Everything from the opening line of the records below through the line with "import numpy as np" must be duplicated exactly, pictures left out.
=======
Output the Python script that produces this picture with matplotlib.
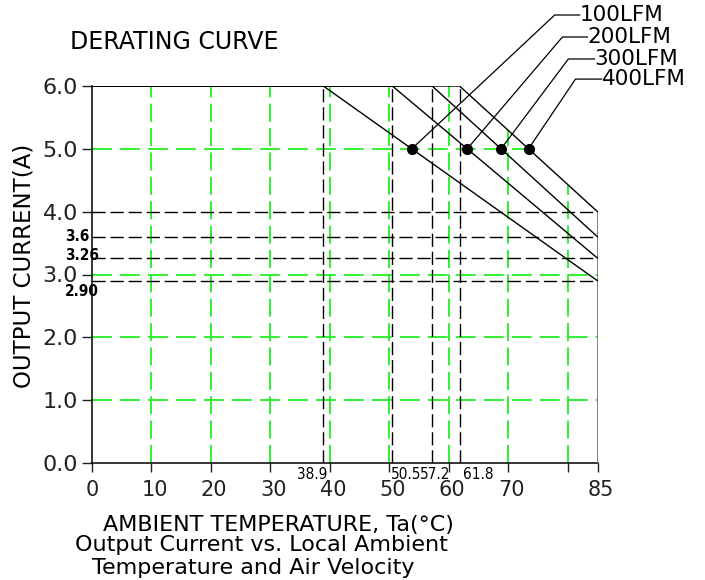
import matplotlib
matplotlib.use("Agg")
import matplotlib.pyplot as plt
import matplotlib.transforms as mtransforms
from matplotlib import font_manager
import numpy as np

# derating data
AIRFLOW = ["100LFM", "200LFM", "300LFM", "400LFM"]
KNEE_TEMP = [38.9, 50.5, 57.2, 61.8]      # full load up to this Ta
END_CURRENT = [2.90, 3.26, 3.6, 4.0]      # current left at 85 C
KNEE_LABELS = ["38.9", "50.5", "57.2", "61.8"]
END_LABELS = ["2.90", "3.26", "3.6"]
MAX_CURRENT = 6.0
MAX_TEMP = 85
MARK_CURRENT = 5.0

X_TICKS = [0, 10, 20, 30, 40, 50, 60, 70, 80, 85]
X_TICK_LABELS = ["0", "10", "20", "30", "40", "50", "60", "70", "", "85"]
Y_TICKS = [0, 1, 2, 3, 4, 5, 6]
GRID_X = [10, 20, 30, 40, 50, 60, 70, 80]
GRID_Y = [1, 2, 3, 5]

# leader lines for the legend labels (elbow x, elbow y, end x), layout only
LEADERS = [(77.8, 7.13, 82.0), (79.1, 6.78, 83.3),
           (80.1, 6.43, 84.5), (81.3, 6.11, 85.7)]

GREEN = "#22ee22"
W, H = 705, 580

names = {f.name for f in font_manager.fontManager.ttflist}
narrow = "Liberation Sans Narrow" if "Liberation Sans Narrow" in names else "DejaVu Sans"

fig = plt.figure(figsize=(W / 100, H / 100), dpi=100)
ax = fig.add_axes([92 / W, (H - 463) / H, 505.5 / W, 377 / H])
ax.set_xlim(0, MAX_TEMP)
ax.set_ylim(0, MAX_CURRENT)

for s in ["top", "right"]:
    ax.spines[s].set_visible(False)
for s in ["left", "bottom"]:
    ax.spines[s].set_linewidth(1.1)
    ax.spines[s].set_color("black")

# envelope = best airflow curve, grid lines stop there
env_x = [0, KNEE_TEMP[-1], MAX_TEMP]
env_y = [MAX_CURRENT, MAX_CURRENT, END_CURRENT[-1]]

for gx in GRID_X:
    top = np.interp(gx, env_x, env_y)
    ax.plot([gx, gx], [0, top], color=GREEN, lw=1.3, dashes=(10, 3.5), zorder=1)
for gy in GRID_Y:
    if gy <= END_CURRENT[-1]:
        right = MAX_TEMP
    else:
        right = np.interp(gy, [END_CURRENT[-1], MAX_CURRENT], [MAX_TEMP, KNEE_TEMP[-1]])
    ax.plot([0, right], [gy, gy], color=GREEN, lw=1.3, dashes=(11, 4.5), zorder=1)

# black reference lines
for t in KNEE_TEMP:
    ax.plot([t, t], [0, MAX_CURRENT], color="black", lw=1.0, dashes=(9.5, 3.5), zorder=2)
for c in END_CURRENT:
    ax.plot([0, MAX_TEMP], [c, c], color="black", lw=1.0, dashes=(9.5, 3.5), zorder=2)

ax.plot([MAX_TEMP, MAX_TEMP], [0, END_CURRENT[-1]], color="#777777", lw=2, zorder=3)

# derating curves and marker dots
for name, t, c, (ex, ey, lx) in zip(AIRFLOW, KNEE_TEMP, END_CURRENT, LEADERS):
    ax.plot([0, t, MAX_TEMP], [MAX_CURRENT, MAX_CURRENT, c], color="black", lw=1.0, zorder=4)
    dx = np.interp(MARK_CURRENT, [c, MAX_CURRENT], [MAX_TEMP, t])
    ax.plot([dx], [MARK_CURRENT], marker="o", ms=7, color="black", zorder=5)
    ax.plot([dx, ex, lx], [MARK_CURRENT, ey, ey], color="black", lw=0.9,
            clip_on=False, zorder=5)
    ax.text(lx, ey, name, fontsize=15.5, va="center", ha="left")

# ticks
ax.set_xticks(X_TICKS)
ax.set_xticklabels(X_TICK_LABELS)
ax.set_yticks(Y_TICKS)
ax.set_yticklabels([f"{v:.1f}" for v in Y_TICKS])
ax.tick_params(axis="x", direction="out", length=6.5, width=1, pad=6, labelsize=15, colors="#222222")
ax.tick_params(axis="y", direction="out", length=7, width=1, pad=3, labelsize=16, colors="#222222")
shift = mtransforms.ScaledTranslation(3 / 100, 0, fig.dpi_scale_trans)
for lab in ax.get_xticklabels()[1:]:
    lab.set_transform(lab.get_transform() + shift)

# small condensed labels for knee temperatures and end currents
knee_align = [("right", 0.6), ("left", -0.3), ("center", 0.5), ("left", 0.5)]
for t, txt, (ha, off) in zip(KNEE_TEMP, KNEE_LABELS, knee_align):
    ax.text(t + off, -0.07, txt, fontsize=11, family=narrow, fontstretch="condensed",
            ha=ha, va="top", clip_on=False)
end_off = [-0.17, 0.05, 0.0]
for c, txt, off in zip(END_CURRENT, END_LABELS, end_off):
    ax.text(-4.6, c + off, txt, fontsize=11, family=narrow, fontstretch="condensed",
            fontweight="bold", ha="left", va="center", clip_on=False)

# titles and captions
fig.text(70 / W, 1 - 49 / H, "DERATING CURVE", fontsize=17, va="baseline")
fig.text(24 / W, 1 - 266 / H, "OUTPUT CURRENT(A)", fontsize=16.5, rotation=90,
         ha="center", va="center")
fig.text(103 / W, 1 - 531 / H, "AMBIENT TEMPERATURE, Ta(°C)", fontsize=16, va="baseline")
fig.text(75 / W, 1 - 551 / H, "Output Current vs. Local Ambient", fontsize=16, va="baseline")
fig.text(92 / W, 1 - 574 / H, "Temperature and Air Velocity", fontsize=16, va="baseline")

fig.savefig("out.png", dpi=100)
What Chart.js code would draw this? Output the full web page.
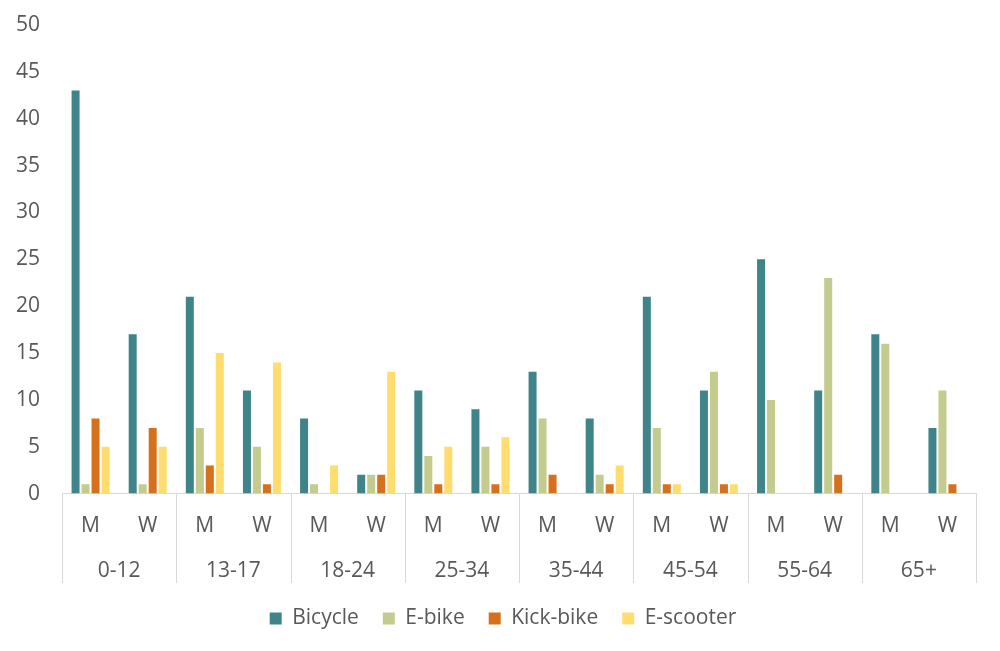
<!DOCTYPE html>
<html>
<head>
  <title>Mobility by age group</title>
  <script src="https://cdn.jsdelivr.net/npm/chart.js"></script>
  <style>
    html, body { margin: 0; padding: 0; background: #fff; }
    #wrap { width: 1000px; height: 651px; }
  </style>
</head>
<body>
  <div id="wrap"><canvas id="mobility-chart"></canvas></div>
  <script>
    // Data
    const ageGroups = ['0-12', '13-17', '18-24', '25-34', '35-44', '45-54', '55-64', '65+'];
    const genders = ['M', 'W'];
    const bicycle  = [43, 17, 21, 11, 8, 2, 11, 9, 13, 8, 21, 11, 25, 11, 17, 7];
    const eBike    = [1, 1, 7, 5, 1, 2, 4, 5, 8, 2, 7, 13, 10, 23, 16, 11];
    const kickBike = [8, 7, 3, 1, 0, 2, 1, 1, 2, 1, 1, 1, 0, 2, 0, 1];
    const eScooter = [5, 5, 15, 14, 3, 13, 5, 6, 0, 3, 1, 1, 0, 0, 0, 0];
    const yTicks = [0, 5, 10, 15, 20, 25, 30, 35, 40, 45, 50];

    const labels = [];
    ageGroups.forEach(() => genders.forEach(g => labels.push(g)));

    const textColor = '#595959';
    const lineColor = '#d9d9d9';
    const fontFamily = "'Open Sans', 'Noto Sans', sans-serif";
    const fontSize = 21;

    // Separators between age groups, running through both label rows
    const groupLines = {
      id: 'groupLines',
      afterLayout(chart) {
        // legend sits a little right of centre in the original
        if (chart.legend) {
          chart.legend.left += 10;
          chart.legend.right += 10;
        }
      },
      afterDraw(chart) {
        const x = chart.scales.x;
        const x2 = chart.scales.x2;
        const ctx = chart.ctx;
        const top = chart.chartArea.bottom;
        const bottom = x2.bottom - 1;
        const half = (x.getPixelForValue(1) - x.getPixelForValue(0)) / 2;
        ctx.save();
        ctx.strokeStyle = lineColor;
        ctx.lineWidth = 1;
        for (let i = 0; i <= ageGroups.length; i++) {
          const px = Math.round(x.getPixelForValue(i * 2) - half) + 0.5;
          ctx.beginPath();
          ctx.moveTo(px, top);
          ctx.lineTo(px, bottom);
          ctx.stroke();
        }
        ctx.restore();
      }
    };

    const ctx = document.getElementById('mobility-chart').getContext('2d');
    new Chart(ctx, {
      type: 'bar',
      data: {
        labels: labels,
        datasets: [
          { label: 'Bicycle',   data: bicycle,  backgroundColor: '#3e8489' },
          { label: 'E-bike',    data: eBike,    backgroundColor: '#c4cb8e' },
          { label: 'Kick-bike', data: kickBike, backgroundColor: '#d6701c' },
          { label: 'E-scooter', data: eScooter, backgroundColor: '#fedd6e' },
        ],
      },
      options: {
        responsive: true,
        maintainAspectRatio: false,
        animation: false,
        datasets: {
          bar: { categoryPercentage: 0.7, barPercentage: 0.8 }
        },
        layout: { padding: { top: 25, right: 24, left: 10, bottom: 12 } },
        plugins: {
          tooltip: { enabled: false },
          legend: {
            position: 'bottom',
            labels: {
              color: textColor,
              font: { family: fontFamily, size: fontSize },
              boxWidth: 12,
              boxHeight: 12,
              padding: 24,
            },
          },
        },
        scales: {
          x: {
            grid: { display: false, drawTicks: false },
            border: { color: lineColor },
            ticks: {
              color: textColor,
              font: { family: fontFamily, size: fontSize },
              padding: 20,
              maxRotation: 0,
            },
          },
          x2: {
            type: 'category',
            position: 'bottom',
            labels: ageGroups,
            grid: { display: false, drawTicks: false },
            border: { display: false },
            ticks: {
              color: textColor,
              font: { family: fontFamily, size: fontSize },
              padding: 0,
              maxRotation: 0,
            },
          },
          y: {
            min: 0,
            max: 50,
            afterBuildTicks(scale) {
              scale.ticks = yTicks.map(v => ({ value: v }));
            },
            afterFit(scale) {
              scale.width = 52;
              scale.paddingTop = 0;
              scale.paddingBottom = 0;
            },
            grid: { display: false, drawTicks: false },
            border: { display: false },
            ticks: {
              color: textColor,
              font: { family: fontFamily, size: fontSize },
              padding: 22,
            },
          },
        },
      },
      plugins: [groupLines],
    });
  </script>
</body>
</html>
=======
| SOLUTION TO THIS EXERCISE |
Output the Python script that produces this picture with matplotlib.
import matplotlib
matplotlib.use("Agg")
import matplotlib.pyplot as plt
import matplotlib.transforms as mtransforms
from matplotlib import font_manager
import numpy as np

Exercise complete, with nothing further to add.